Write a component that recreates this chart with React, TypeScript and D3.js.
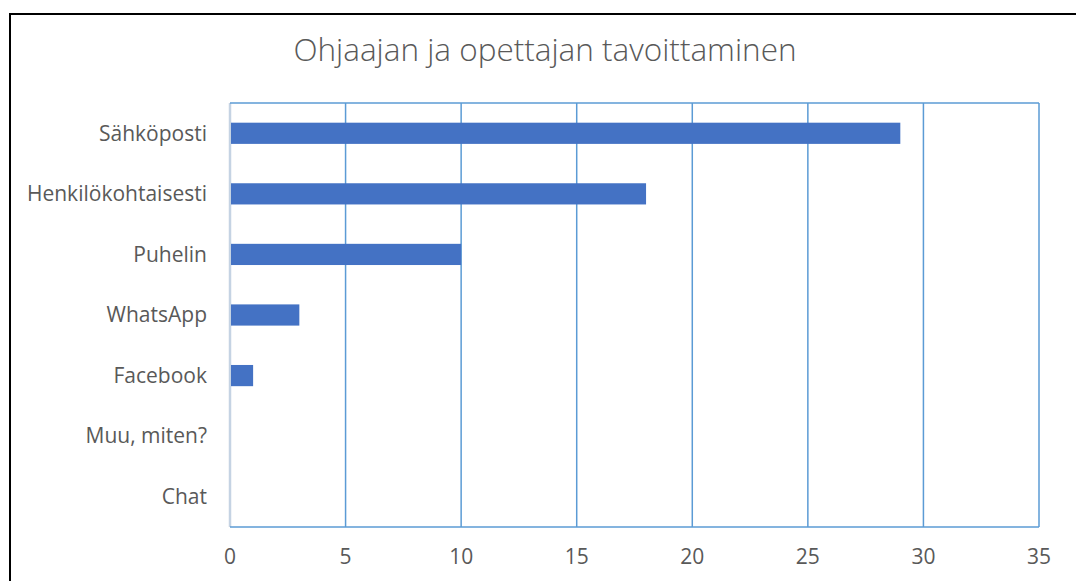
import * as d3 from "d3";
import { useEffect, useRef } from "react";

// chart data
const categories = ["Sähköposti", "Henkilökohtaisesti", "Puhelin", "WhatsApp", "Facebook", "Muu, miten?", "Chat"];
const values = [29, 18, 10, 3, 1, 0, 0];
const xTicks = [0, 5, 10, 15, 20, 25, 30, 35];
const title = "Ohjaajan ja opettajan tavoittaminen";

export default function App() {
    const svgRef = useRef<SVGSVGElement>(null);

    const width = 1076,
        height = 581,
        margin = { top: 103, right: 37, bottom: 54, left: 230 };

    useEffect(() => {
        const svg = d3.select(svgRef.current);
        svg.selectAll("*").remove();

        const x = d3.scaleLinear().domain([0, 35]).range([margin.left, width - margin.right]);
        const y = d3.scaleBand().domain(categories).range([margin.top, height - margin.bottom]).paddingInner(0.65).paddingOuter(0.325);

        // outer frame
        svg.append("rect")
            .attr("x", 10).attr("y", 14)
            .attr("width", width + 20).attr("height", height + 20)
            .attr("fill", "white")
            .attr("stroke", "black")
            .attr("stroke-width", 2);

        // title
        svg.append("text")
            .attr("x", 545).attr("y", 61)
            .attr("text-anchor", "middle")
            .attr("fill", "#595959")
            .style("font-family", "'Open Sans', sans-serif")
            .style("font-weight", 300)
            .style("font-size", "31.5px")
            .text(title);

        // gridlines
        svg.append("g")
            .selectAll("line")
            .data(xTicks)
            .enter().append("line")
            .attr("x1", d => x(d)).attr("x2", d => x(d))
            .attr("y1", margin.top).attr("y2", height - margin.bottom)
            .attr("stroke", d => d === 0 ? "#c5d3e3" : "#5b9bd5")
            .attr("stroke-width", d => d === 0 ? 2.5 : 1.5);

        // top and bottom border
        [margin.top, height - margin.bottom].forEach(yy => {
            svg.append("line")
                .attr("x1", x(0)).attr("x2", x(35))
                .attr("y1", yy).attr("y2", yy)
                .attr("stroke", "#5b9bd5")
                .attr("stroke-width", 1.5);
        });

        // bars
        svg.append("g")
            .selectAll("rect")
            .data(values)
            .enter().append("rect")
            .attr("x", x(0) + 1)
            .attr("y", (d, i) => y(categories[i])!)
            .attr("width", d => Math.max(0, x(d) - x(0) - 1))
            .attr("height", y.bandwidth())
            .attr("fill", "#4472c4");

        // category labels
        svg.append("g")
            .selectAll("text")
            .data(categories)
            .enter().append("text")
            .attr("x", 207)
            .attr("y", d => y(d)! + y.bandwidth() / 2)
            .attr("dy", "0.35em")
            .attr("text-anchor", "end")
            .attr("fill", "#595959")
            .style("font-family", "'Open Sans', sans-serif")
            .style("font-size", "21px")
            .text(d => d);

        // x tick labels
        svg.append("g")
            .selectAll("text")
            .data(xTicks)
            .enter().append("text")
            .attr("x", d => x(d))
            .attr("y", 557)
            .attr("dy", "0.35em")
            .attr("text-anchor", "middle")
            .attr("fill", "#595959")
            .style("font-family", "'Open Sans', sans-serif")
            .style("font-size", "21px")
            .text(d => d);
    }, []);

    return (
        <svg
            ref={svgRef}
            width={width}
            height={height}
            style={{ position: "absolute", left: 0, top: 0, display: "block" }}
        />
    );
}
++++++++
> _GOAL_:
Lines that hold the word "chart" are the ones to return, every one of them.

> _FULL ANSWER_:
Write a component that recreates this chart with React, TypeScript and D3.js.
// chart data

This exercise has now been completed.